Exercise description:
Your task is to reproduce, verbatim and without pictures, the lines from the opening of the listing through the line containing "import matplotlib.pyplot as plt".

-- Start Provided material --

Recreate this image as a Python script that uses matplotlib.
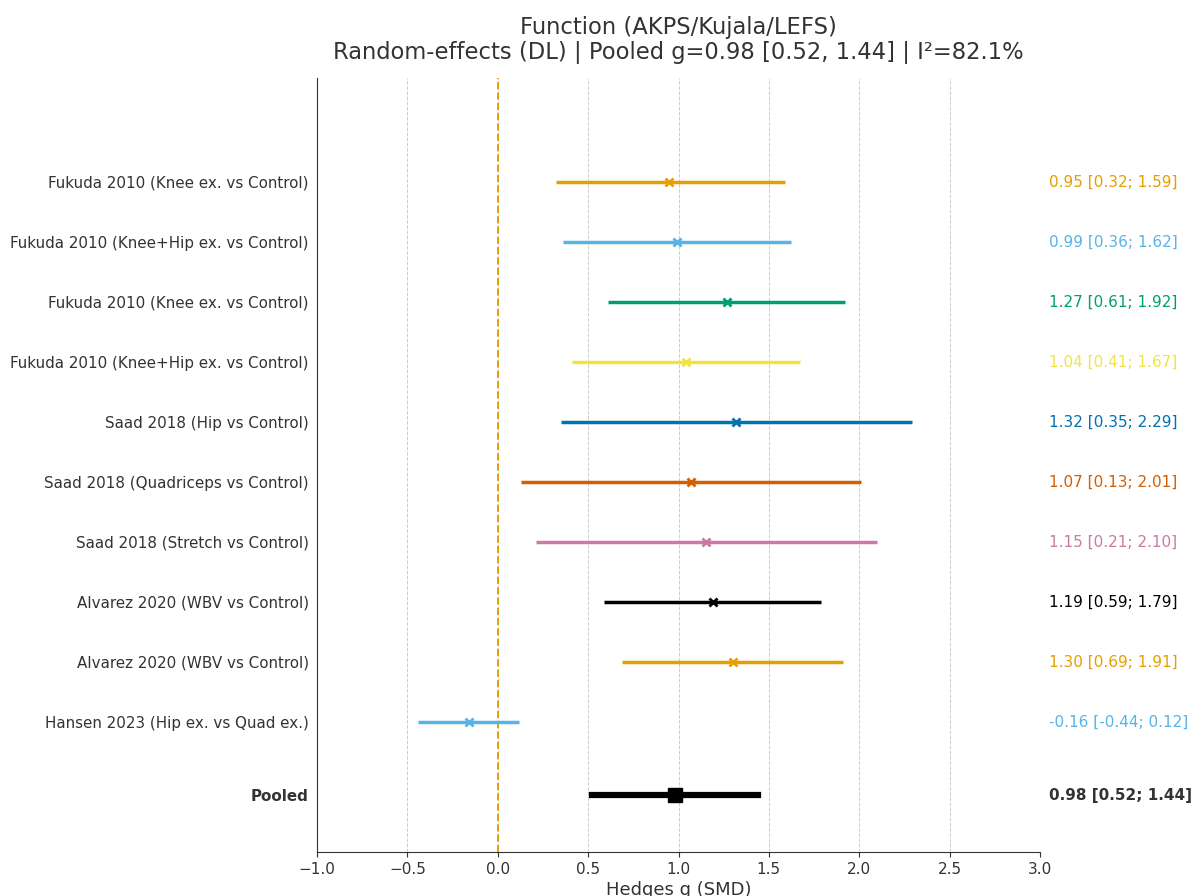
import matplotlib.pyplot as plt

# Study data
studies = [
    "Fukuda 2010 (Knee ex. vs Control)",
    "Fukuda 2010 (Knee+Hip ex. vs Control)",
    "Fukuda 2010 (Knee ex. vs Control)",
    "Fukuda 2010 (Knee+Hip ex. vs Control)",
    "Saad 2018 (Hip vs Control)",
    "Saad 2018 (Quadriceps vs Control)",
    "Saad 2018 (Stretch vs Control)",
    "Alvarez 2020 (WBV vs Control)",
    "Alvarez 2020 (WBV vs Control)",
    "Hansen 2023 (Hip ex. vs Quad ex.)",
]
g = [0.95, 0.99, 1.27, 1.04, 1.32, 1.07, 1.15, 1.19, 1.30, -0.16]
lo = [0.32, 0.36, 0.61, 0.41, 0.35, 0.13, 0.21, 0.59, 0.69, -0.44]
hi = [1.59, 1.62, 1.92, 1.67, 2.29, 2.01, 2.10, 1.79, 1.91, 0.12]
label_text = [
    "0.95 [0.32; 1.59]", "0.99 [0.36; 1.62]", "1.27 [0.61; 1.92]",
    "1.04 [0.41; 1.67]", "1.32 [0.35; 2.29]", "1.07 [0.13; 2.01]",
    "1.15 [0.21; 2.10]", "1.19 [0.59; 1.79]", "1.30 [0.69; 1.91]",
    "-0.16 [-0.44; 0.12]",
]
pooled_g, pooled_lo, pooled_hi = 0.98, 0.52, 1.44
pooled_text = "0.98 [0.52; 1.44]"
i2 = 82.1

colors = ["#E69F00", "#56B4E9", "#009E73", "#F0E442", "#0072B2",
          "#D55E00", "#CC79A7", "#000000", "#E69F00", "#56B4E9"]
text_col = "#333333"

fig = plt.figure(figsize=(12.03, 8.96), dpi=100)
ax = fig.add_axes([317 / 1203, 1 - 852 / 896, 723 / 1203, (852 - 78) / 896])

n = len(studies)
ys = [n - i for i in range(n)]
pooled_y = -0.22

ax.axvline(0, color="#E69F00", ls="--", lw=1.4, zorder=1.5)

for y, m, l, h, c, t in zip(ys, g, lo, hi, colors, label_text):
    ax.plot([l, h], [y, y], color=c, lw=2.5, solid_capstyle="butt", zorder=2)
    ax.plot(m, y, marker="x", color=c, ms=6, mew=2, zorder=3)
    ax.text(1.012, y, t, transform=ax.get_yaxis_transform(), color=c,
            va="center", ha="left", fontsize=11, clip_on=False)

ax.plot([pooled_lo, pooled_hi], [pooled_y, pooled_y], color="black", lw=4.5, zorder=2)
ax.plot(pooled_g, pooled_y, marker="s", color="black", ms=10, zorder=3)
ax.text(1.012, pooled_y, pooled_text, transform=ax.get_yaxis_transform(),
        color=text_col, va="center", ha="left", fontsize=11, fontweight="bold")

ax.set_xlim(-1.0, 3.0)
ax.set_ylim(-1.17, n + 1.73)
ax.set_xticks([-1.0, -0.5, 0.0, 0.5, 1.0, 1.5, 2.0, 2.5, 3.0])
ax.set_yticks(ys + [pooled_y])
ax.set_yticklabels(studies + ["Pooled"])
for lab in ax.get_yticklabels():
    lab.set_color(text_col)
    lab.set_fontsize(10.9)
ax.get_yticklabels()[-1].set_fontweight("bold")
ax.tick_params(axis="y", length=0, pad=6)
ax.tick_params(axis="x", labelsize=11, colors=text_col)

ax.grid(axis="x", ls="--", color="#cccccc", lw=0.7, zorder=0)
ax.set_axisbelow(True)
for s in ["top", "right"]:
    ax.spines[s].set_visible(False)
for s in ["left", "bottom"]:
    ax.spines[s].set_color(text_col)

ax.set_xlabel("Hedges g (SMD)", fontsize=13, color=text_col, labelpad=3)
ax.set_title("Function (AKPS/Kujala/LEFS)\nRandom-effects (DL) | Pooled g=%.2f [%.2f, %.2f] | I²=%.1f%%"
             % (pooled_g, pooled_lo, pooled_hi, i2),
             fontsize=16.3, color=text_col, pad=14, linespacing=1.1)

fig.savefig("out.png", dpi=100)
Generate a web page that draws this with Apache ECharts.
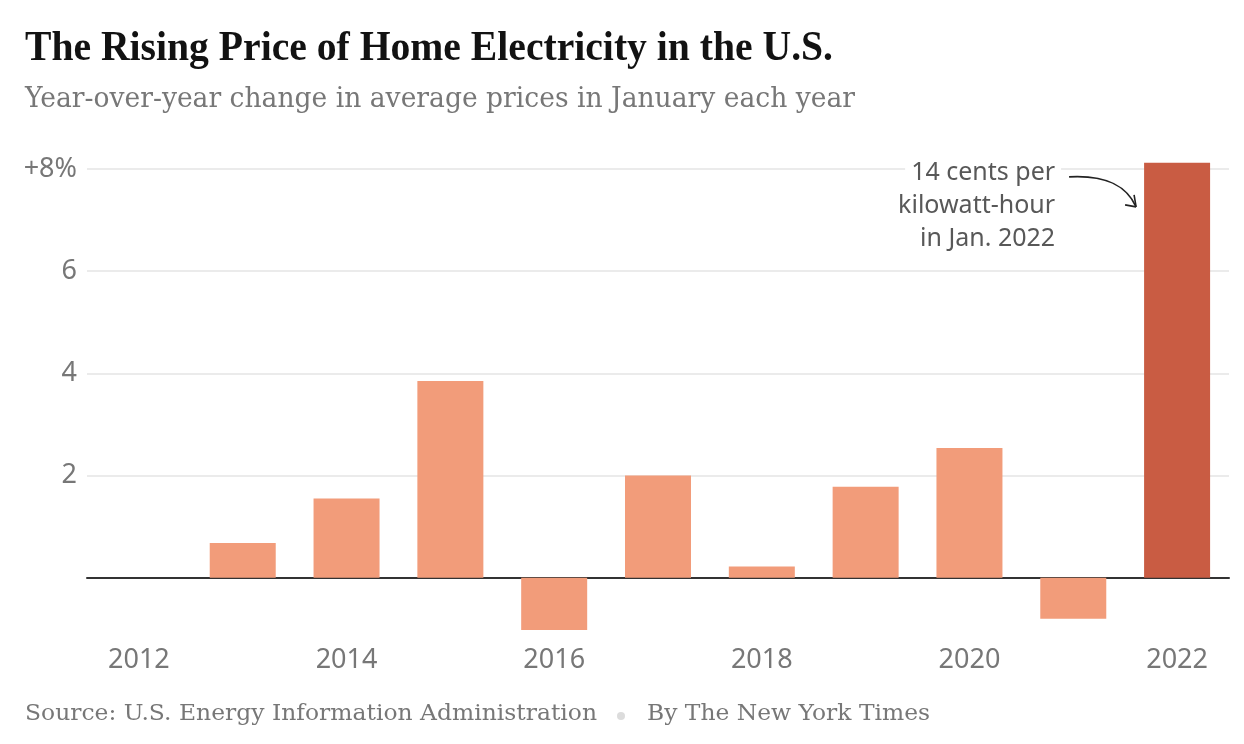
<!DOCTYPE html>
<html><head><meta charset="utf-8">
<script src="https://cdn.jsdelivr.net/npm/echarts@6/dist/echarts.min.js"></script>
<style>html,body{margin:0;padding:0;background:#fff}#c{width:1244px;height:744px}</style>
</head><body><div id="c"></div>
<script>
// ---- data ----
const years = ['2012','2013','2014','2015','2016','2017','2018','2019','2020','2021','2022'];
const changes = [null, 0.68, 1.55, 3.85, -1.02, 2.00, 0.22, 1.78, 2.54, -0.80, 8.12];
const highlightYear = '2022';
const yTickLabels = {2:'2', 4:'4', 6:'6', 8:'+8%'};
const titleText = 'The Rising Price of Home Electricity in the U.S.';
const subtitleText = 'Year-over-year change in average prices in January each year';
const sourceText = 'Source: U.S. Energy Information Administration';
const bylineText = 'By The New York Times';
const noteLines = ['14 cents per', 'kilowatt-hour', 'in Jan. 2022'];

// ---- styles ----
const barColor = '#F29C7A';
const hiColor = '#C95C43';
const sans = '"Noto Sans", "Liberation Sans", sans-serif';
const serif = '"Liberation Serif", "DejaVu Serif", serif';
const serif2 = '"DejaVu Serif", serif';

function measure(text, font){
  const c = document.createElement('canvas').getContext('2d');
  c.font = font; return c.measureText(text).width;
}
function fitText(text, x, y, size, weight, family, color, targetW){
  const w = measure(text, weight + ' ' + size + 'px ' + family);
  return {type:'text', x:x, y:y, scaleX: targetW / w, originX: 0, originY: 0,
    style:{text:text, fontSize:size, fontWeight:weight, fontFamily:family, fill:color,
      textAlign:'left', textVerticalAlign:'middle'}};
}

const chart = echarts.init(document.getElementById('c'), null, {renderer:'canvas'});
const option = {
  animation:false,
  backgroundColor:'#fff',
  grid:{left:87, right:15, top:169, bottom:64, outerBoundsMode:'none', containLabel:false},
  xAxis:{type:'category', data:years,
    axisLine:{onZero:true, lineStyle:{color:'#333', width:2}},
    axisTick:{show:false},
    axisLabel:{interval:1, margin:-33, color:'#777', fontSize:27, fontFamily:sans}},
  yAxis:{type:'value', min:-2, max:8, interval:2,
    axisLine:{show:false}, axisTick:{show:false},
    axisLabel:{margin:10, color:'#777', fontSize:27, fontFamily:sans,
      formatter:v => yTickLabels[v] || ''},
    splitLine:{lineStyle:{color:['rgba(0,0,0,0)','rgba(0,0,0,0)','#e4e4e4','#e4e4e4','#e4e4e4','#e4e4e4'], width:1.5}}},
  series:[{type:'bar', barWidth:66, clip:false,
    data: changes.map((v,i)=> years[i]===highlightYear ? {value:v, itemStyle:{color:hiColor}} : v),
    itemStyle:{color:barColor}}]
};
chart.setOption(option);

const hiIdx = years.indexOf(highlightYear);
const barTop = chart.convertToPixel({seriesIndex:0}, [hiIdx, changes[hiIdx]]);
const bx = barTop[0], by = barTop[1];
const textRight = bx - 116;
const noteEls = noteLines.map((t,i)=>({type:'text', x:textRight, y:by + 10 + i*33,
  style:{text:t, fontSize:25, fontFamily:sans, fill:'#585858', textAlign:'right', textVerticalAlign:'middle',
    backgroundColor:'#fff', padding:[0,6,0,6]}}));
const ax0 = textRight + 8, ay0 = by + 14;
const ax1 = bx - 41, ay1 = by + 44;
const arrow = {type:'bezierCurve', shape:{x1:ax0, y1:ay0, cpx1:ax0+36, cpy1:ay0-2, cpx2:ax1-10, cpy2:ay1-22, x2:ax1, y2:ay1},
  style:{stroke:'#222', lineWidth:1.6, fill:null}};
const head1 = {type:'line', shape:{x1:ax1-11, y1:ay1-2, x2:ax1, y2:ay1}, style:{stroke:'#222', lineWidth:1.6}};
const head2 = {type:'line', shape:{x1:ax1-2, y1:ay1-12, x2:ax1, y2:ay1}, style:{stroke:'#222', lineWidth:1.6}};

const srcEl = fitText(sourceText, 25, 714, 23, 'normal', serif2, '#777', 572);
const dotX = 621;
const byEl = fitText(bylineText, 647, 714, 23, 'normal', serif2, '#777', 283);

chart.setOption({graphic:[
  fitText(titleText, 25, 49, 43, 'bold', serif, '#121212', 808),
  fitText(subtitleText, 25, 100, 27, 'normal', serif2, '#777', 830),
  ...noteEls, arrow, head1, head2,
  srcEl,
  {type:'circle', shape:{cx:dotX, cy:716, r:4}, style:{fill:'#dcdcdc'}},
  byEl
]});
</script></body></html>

-- End Provided material --

Solution to this problem:
Recreate this image as a Python script that uses matplotlib.
import matplotlib.pyplot as plt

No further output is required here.